For a small team, that creates communication debt:
- every ambiguous statement has to be repaid at launch
- every exciting possibility becomes a player expectation
- every platform showcase raises perceived production scale
- every silence lets the community define the missing details
By the time the game shipped, the public version of No Man’s Sky was partly real and partly imagined.
The Developer Lesson
Indie teams should treat expectation management as production work, not marketing polish.
If a feature exists, show ordinary use of it. If a feature is planned, label it as planned. If a feature is experimental, say that it may not ship. If a player assumption is wrong and spreading quickly, correct it early.
This is especially important when the concept is large.

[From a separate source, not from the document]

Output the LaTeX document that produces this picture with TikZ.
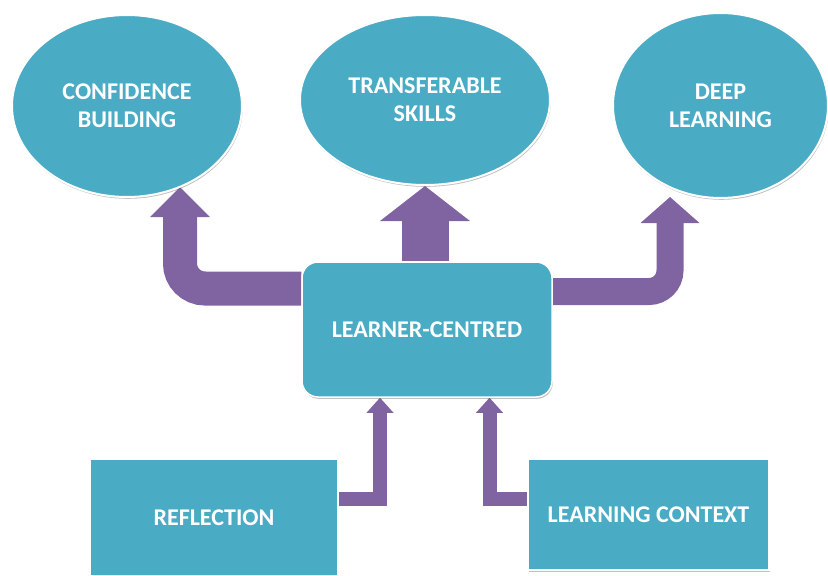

Large concepts create emotional promises. “An infinite universe” is not just a technical statement. To players, it can imply infinite surprise, infinite variety, and infinite depth. No procedural system can satisfy all of those expectations equally.
The practical fix is to show the actual loop:
- the boring minute between exciting moments
- the repeated tasks players will perform often
- the interface friction
- the limits of multiplayer or social features
- the kind of planet players will see most of the time
- the specific activities available on day one
Honest footage may reduce some hype, but it increases trust.
What Indie Teams Can Do Differently
Before a major reveal, write a feature boundary document in plain English.
For each feature, decide whether it is:
- in the current playable build
- planned for launch
- planned after launch
- experimental
- unlikely
- not part of the game
Then make sure public language matches those categories.
Do not let the most charismatic team member answer scope questions casually if the answer has not been aligned internally. Do not let a trailer imply systems that are not stable. Do not depend on players reading developer intent generously. At launch, they will judge what they can play.
If a platform holder, publisher, or major media event gives the game attention, become more precise, not less. The larger the audience, the less room there is for ambiguity.
Practical Checklist
Before launch, ask:
- Can players describe the actual core loop without exaggerating it?
- Have we shown unedited routine gameplay?
- Are planned features clearly separated from launch features?
- Have we corrected common community misconceptions?
- Are trailers showing representative play or only rare moments?
- Have interviews created promises the build cannot satisfy?
- Can the team support the attention level being generated?
If the answer is unclear, the marketing is ahead of the product.
Final Takeaway
No Man’s Sky proves that a brilliant indie idea can be damaged by its own expectation field.
The game later became a famous recovery story, but recovery required years of visible work. Most indie teams cannot assume they will have that runway.
The safer move is to define the promise before the audience defines it for you.